When naming our emotions we should ask a couple of questions. The first question to be asked is “What am I feeling?” Be honest in your evaluation. This may require you to make a list of the emotions you are walking through. The second question is “What are my triggers?” What causes the emotion(s) that you experience to happen in you? Once again be honest. Remember the emotion experienced is not always the problem.

A second way to deal with our emotions is to challenge our emotions. In other words, do not just simply accept your emotions for what they are. Understand that there is more to the emotion than what is expressed. The Psalmist said it this way in Psalm 26:2.  Prove me, O Lord, and try me; test my heart and my mind. We are called to examine our emotions by way of God’s inspection of who we are. We are His and we are in Him. He can and will assist us as noted in our text, today.

When expressing an emotion, we can ask the following. Why do I feel the way I do? Am I wounded or hurt? Am I walking in sin or unforgiveness? We can also ask “Is what I am feeling true?” Are the feelings I am expressing based in truth and is it an honest appraisal of who I am? Notice, I did not say to ask if they are real because if you are experiencing the emotion then it is real for you. That is the reason why we cannot say to someone “Don’t feel that way.” That is like saying don’t feel hungry. Finally, we can ask “Is this helping me or hurting me?” What benefit am I receiving from allowing this emotion to run my life in this moment?

A third way to deal with our emotions is to tame it or change it. To change our emotions we must master our moods. As believers, we can turn to the admonishment Paul made to the church at Philippi. Paul’s challenged the church to have the mind of Christ.

Paul stated, Have this mind among yourselves, which is yours in Christ Jesus, who, though he was in the form of God, did not count equality with God a thing to be grasped, but emptied himself, by taking the form of a servant, being born in the likeness of men. And being found in human form, he humbled himself by becoming obedient to the point of death, even death on a cross. (Philippians 2:4B-8). Then again Paul admonishes us to Set your minds on things that are above, not on things that are on earth. For you have died, and your life is hidden with Christ in God. When Christ who is your life appears, then you also will appear with him in glory. (Colossians 2:3-4).
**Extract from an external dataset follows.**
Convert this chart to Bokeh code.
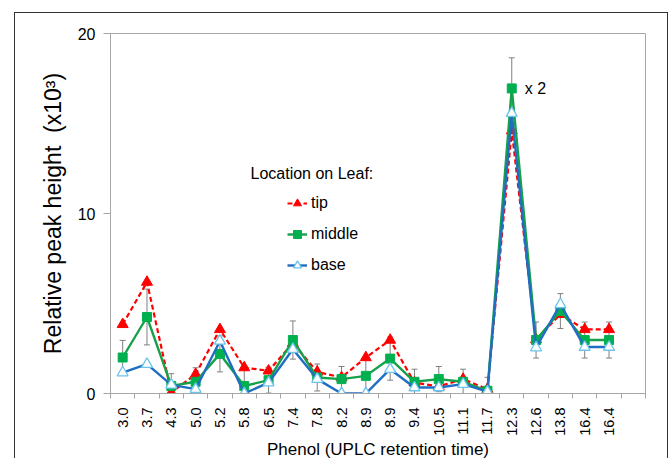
import math
from bokeh.plotting import figure
from bokeh.models import (FixedTicker, Legend, LegendItem, Label, Whisker, TeeHead,
                          ColumnDataSource, Range1d)
from bokeh.embed import file_html
from bokeh.resources import INLINE

# ---- data ----
labels = ["3.0", "3.7", "4.3", "5.0", "5.2", "5.8", "6.5", "7.4", "7.8", "8.2", "8.9",
          "8.9", "9.4", "10.5", "11.1", "11.7", "12.3", "12.6", "13.8", "16.4", "16.4"]
tip = [3.84, 6.19, 0.05, 1.07, 3.56, 1.44, 1.26, 2.8, 1.2, 0.89, 2.0,
       2.97, 0.6, 0.4, 0.8, 0.24, 14.6, 3.0, 4.4, 3.56, 3.56]
middle = [2.0, 4.25, 0.42, 0.65, 2.2, 0.42, 0.74, 2.97, 0.89, 0.8, 0.98,
          1.94, 0.65, 0.8, 0.65, 0.15, 16.95, 2.97, 4.58, 2.97, 2.97]
base = [1.16, 1.63, 0.48, 0.24, 2.92, 0.0, 0.6, 2.46, 0.8, 0.0, 0.0,
        1.35, 0.33, 0.33, 0.52, 0.1, 15.57, 2.55, 4.95, 2.58, 2.58]
middle_err = [0.95, 1.55, 0.68, 0.78, 1.0, 0.9, 0.72, 1.06, 0.75, 0.7, 1.0,
              1.2, 0.7, 0.7, 0.7, 0.75, 1.7, 1.0, 0.97, 1.0, 1.0]
y_ticks = [0, 10, 20]

xs = list(range(len(labels)))

p = figure(output_backend="svg", toolbar_location=None,
           frame_width=535, frame_height=360,
           min_border_left=95, min_border_right=22,
           min_border_top=20, min_border_bottom=65,
           x_range=Range1d(-0.5, 21.5), y_range=Range1d(0, 20))
p.margin = (12, 0, 0, 14)
p.styles = {"border-left": "1px solid #333333", "border-top": "1px solid #333333",
            "border-right": "1px solid #333333"}
p.background_fill_color = "white"
p.border_fill_color = "white"
p.outline_line_color = "#a6a6a6"
p.outline_line_width = 1
p.xgrid.visible = False
p.ygrid.visible = False

AX = "#a6a6a6"
FONT = "Liberation Sans"

# x axis
xa = p.xaxis[0]
xa.ticker = FixedTicker(ticks=xs, minor_ticks=[i - 0.5 for i in range(len(labels) + 2)])
xa.major_label_overrides = {i: l for i, l in enumerate(labels)}
xa.major_label_orientation = math.pi / 2
xa.major_tick_out = 0
xa.major_tick_in = 0
xa.minor_tick_out = 5
xa.minor_tick_in = 0
xa.minor_tick_line_color = AX
xa.axis_line_color = AX
xa.major_label_standoff = 9
xa.major_label_text_font = FONT
xa.major_label_text_font_size = "14.5px"
xa.major_label_text_color = "black"
xa.axis_label = "Phenol (UPLC retention time)"
xa.axis_label_text_font = FONT
xa.axis_label_text_font_size = "17px"
xa.axis_label_text_font_style = "normal"
xa.axis_label_text_color = "black"
xa.axis_label_standoff = 1

# y axis
ya = p.yaxis[0]
ya.ticker = FixedTicker(ticks=y_ticks, minor_ticks=[])
ya.major_tick_out = 7
ya.major_tick_in = 0
ya.major_tick_line_color = AX
ya.axis_line_color = AX
ya.major_label_standoff = 8
ya.major_label_text_font = FONT
ya.major_label_text_font_size = "16px"
ya.major_label_text_color = "black"
ya.axis_label = "Relative peak height\u00a0\u00a0(x10\u00b3)"
ya.axis_label_text_font = FONT
ya.axis_label_text_font_size = "23px"
ya.axis_label_text_font_style = "normal"
ya.axis_label_text_color = "black"
ya.axis_label_standoff = 9

src = ColumnDataSource(dict(x=xs, tip=tip, middle=middle, base=base,
                            lo=[m - e for m, e in zip(middle, middle_err)],
                            hi=[m + e for m, e in zip(middle, middle_err)]))

# tip
tl = p.line("x", "tip", source=src, line_color="#ff0000", line_width=2.2, line_dash="5 3")
ts = p.scatter("x", "tip", source=src, marker="triangle", size=11,
               fill_color="#ff0000", line_color="#ff0000")

# middle
ml = p.line("x", "middle", source=src, line_color="#16a04a", line_width=2.4)
ms = p.scatter("x", "middle", source=src, marker="square", size=9,
               fill_color="#00b050", line_color="#00b050")
wh = Whisker(source=src, base="x", lower="lo", upper="hi",
             line_color="#808080", line_width=1,
             lower_head=TeeHead(size=6, line_color="#808080", line_width=1),
             upper_head=TeeHead(size=6, line_color="#808080", line_width=1))
p.add_layout(wh)

# base
bl = p.line("x", "base", source=src, line_color="#1f6ec1", line_width=2.4)
bs = p.scatter("x", "base", source=src, marker="triangle", size=11,
               fill_color="white", line_color="#6cc4ee", line_width=1.3)

legend = Legend(items=[LegendItem(label="tip", renderers=[tl, ts]),
                       LegendItem(label="middle", renderers=[ml, ms]),
                       LegendItem(label="base", renderers=[bl, bs])],
                location=(177, 118), orientation="vertical",
                glyph_width=20, glyph_height=20, label_height=20,
                label_standoff=4, spacing=11, padding=0, margin=0,
                border_line_alpha=0, background_fill_alpha=0,
                label_text_font=FONT, label_text_font_size="16px",
                label_text_color="black")
p.add_layout(legend, "center")

p.add_layout(Label(x=140, y=220, x_units="screen", y_units="screen",
                   text="Location on Leaf:", text_font=FONT, text_font_size="16px",
                   text_baseline="middle", text_color="black"))

p.add_layout(Label(x=16, y=middle[16], x_offset=13, text="x 2", text_font=FONT,
                   text_font_size="16px", text_baseline="middle", text_color="black"))

open("out.html", "w").write(file_html(p, INLINE))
“What kind of mind do you have?” “Do you have the mind of Christ?”

We have noted before that our body, soul, and spirit are not independent parts, but they are interconnected as a whole. What we do with our bodies affects our minds. What we do with our thought life affects our heart. What we allow to brood in our hearts affects our thoughts and our actions. We are a complete whole. This is the reason that we are called to love God with all of our heart, mind, soul, and strength (Matthew 5:22). The sum total of who we are is greater than the individual parts that make us who we are. 

When we are experiencing painful emotions, we can and must channel that emotion to help others and to have a positive outcome. You see anger is not a sin. In fact, the Bible reminds us to Be angry and do not sin; do not let the sun go down on your anger, and give no opportunity to the devil. (Ephesians 4:26-27). So what do we do with our anger? Do we allow it to give opportunity to the devil to control us, or do we channel the anger to be a blessing to others? It is a choice we must make. 

This can be done only as we surrender our lives to Christ and as we seek to be filled with the Holy Spirit every day. And do not get drunk with wine, for that is debauchery, but be filled with the Spirit (Ephesians 5:18). And do not grieve the Holy Spirit of God, by whom you were sealed for the day of redemption. Let all bitterness and wrath and anger and clamor and slander be put away from you, along with all malice. Be kind to one another, tenderhearted, forgiving one another, as God in Christ forgave you (Ephesians 4:30-32).

In preparation for this message I came across a video that I believe illustrates this idea. Watch this video clip with me…. Afterwards I will tell you the rest of the story.

We see in this clip a young boy who is filled with uncontrolled anger. We see him however, bringing this anger issue to God, who transforms his life. Who is this young boy, It is Dr. Ben Carson. You see, from that day forward Dr. Carson took control of his anger and the pain he was exhibiting to become one of the world’s finest surgeons ever to live. The difference is that he controlled his anger and he channeled it to his advantage. The outcome could have been much different. If he allowed his anger to continue to control him, he anger could have destroyed him, instead he used it to heal.

We have talked a lot about anger, but the issue could be any emotion that rises up within us. So what emotions are you experiencing? Are there emotions that are controlling your life? Are there emotions that you need to recognize and then deal with so that they no longer control your life? It is your choice. The Spirit is ready to meet you right where you are. Change is possible. Reach out to God as Dr. Ben Carson did. It will change your life.